The For the Love of Egypt list said it has formed a coalition of 400 members in the House of Representatives to support the Egyptian state.
This is very strange. For all members of Parliament and all citizens in Egypt, except the traitors, should support the Egyptian state anyway.
The problem is that this coalition was formed to support the president himself and not the Egyptian state. There is a big difference between the two. For the president’s views are not always right. He should be told when he is wrong.
A member of Parliament should not support the president unconditionally. He should support and defend the interests of the people who elected him.
For example, if the government is undertaking some national project, a member of Parliament should ask if that project is in the interest of the economy or not.
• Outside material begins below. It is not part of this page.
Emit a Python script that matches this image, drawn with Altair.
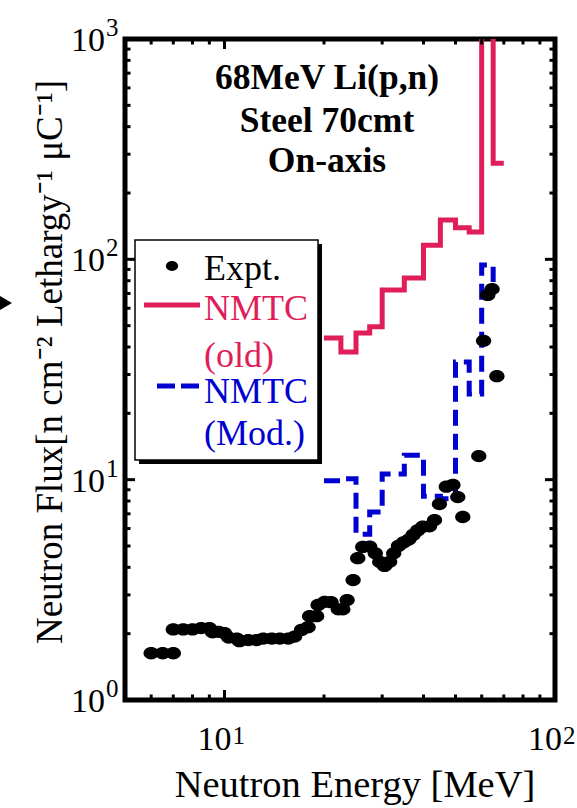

Would it negatively affect the poor? Would it restrict freedoms? Would it discriminate between classes or would it achieve equality? Would it violate the Constitution or would it circumvent it to please the president?
A member of Parliament who truly loves Egypt is not necessarily part of the For the Love of Egypt list. He should vote for what really benefits the country, not for what pleases the president. At the end of the day, the president is a human being who may make mistakes. Also, his advisers may not be efficient enough for a country the size of Egypt.
The president does not need a coalition that supports him all the way. He needs someone to correct his decisions if they are taken spontaneously and without deliberation, such as the decision to reduce the deadline for the new Suez Canal from three years to one year without considering the enormous costs that it would entail.
He who loves Egypt should request the president to submit feasibility studies for the new capital and for the project to cultivate 1.5 million acres with groundwater.
Many laws were passed under the military council, the Muslim Brotherhood, interim President Adly Mansour and President Sisi that are in violation of the Constitution, some of which discriminate against certain social classes, restrict freedoms and violate international human rights conventions. Those who love Egypt should change these laws.
Egypt has been here forever, yet some have degraded it over the years by personifying it in the form of a king or a president.
The question is: Does the For the Love of Egypt list really love Egypt, or does it only please the president because it loves itself?
I personally know some members of the list who do love Egypt and who have the dignity and honor to review their conscience before voting for a certain bill. But there are others who support the president — any president — at all times, whether he is right or wrong.
Rise you Egyptian, for Egypt is calling for you.